Harold Christie was born and raised on the island of Nassau. He was brought up in poverty and during his youth worked hard at a series of jobs to survive. One of Christie's jobs was selling property on the island. Leasor says that Christie asked his employers to pay his commission in plots of land, instead of money. Over time, the value of the plots he owned significantly increased in value and Christie used the profit to buy larger parcels of land. Before long, Christie had become a wealthy man and one of the islands most successful real estate brokers.

Christie's fortune had doubled along with the islands pre-war economy, when he met Harry Oakes. He sold the millionaire more than half of the property on the island, from which he greatly profited. The two men had a lot in common. Both shared similar backgrounds and had overcome great obstacles to achieve their dreams. It wasn't long before Oakes and Christie became friends.

Christie had great visions for the Bahamas. He was hoping to increase year-round tourist traffic to the islands from the United States to boost the economy, which was suffering from the war. He believed that opening up air transportation routes from Miami to Nassau and building more hotels on the island would enable his dream to become a reality. Ironically, there were other American businessmen who shared a similar goal, yet who lacked Christie's good intensions.  

In the early 1940s, Christie met a man named Frank Marshall, who represented a group of American businessmen with an interest in developing the island. Marshall tried to convince Christie to help back his business plan of opening up several gambling casinos on the island. Marshall knew that the laws at the time prohibited casinos on the island and that Christie had connections with the people who could change those laws, namely Sir Harry Oakes and the Duke of Windsor.

Charles 'Lucky' Luciano
Charles 'Lucky' Luciano (Corbis)

Christie believed that such a venture could be profitable; however, it would be unlikely that a law allowing casinos would be passed. Furthermore, Christie slowly began to learn that the American investors that backed Marshall allegedly were connected with the Mafia boss Charles 'Lucky' Luciano, a fact that disturbed him greatly. Nevertheless, Marshall was finally able to convince Christie to talk with Oakes and the Duke about his business proposition.

Frank Marshall sensed Christie's growing disinterest in the proposed project and took it upon himself to meet alone with the Duke and Oakes, shortly thereafter.

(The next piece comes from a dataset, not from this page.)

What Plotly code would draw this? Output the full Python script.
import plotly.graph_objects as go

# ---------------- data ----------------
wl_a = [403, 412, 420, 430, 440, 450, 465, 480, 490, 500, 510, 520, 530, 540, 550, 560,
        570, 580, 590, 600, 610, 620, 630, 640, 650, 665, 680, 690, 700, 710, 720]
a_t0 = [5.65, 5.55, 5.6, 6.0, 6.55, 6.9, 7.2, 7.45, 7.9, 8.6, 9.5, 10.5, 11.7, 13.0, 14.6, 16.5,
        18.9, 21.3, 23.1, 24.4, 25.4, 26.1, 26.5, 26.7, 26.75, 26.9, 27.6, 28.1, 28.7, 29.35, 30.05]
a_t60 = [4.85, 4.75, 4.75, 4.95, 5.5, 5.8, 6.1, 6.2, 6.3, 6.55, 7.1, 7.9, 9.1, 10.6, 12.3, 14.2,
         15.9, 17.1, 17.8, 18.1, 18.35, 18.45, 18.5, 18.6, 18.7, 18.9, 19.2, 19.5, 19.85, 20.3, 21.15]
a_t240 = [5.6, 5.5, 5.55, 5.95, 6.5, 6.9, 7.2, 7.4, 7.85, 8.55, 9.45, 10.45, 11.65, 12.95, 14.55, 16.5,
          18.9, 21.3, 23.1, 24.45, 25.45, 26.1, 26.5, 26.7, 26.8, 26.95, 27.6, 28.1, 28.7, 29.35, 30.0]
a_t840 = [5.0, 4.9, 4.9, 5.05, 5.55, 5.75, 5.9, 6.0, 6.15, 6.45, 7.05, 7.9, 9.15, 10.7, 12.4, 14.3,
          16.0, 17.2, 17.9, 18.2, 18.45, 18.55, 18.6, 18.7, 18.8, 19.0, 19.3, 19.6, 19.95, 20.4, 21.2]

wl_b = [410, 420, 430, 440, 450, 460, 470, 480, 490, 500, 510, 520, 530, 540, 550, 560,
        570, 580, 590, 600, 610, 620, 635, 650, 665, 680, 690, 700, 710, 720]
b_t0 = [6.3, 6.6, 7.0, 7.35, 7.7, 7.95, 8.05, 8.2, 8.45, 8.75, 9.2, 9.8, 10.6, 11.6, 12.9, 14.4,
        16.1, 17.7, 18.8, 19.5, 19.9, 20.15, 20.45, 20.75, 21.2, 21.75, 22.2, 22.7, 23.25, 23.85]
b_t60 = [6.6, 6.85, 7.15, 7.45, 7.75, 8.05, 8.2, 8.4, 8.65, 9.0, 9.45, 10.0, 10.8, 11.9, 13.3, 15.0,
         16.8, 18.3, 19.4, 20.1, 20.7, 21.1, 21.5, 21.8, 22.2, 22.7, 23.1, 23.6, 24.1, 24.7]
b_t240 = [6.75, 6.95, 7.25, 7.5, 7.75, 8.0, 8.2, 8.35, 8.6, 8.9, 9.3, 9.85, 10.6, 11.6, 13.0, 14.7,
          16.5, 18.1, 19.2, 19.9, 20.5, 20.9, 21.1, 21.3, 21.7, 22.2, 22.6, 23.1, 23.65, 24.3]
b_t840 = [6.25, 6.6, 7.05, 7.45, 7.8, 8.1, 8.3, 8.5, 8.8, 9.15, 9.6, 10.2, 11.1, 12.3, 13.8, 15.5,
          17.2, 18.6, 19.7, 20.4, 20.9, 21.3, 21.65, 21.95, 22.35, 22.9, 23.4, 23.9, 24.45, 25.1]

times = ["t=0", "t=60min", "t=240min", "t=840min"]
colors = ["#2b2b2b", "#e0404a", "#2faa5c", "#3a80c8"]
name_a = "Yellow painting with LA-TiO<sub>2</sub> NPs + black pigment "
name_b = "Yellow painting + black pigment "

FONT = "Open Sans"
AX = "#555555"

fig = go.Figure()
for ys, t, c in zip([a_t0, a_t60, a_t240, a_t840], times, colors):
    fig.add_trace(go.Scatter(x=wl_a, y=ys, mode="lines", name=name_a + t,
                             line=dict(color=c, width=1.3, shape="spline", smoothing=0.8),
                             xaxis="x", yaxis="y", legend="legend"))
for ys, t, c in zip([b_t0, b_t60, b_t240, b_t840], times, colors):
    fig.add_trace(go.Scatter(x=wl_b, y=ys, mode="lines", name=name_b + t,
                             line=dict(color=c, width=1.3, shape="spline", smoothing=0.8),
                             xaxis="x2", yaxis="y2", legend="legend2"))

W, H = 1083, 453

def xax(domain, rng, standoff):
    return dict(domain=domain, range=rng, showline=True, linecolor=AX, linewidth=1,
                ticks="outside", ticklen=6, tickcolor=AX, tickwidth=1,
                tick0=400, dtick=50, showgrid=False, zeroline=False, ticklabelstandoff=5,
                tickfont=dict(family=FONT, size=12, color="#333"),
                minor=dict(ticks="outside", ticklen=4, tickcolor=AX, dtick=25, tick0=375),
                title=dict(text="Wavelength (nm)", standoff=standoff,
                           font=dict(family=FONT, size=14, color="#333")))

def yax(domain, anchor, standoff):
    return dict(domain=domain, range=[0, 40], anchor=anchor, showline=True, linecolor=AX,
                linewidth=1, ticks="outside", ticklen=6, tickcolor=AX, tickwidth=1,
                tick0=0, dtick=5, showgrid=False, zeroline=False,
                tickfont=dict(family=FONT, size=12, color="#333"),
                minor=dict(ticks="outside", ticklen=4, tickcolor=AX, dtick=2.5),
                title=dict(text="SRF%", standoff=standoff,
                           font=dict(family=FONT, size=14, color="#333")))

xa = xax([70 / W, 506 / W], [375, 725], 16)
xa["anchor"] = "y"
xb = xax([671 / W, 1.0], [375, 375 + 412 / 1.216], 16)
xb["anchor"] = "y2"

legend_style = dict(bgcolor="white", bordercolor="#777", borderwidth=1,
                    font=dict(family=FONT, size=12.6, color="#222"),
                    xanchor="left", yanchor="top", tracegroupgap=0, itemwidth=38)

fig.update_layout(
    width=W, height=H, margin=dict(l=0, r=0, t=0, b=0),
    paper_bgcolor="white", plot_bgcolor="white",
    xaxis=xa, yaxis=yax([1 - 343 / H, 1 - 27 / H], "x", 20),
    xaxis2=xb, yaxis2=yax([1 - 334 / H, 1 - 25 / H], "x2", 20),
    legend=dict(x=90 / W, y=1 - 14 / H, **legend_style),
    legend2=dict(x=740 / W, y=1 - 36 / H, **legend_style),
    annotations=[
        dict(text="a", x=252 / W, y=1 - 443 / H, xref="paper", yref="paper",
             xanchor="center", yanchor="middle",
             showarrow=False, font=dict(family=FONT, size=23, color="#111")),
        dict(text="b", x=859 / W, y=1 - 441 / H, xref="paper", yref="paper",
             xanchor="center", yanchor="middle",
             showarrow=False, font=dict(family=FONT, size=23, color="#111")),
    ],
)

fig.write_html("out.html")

To Marshall's disappointment, Christie had reached the men first and had dissuaded them against the idea. It wasn't a difficult job to do, since both Oakes and the Duke were initially opposed to the idea anyway. Marshall's irritation grew with the men's disinterest, even though he continued to try to convince them it was a lucrative proposal. According to Leasor, Marshall began to experience great pressure from his "business" associates to close the deal, pressure that could have escalated and led to the horrific events that took place in the early morning hours of July 8, 1943.

Count Marie Alfred Fouquereaux de Marigny

The Count, originally from the island of Mauritius, moved to Nassau shortly before World War II. Although he was from a rich ancestral heritage, he preferred to disassociate himself from the titles and prestige that accompanied men of his status. He liked to be referred to as simply Freddie de Marigny and, like Oakes, he shared a passion for adventure.

During the mid-1930s, the 33-year-old Freddie, already once divorced, had separated from his second wife and acquired the reputation as Nassau's most eligible playboy. The handsome six-foot-five Count turned heads with his stature, sophistication, charm and alluring French-Mauritian accent. He was both despised and adored for these very characteristics that distinguished him from Nassau's other prominent residents.

Freddie was an ambitious man who prospered from his productive chicken farm, located on the island. He had a talent for business matters and also bought up several apartment buildings and a store, which he sold at a profit. Freddie invested the earnings into the expansion of his farm, which greatly increased his net worth. Although Freddie acquired a reputation for being a hard worker, he also acquired a reputation for playing hard.

Yacht racing was a favorite past time of Freddie's and like his business, it was something that he excelled at. Wilson says that he was one of the most valuable racers of the Nassau Yacht Club and won almost every race he entered. It was a feat for which he gained enormous popularity, as well as enemies.

Following his divorce from his second wife, Freddie would enjoy spending his nights out on the town, often with a different woman on his arm each time. He had an exuberant social life and frequented parties and balls in Europe, the U.S. and on the islands. One evening he attended Nassau's British Colonial Ball, where he met and danced with a beautiful, red-haired 17-year-old named Nancy. She was the oldest daughter of Sir Harry Oakes.

It wasn't long before a relationship developed between Nancy and Freddie. Nancy would often take a break from her studies to spend time with Freddie, attending his numerous races or dining out. Over the year, they grew increasingly fond of one another, unbeknownst to Nancy's parents. Eventually, the love-struck Freddie asked Nancy to marry him. Soon after Nancy's 18th birthday, the two flew to New York and were secretly married.

Following the brief wedding ceremony, the new Mrs. de Marigny called her parents to tell them the good news. Their response was one of shock and displeasure. They could not understand why they were not informed before hand of their intentions. Nevertheless, the Oakes had no choice but to accept that their daughter was now married to a man twice divorced. They decided to make the best of the situation and accept him, as best they could, into the family.

The Oakes had a difficult time accepting Freddie, although they tried. He was not the kind of man they hoped for as a son-in-law. The fact that Freddie was twice divorced and had a reputation for womanizing was something that especially irritated Harry Oakes. According to Leasor, he made no attempt at hiding his displeasure at his son-in-law and would often spout out to others his feelings. There were several occasions where he and Freddie were even seen arguing in public with one another. Before long, the entire island was aware of the rift that had developed between Sir Harry Oakes and Freddie de Marigny. The disharmonious relationship later proved to have disastrous consequences.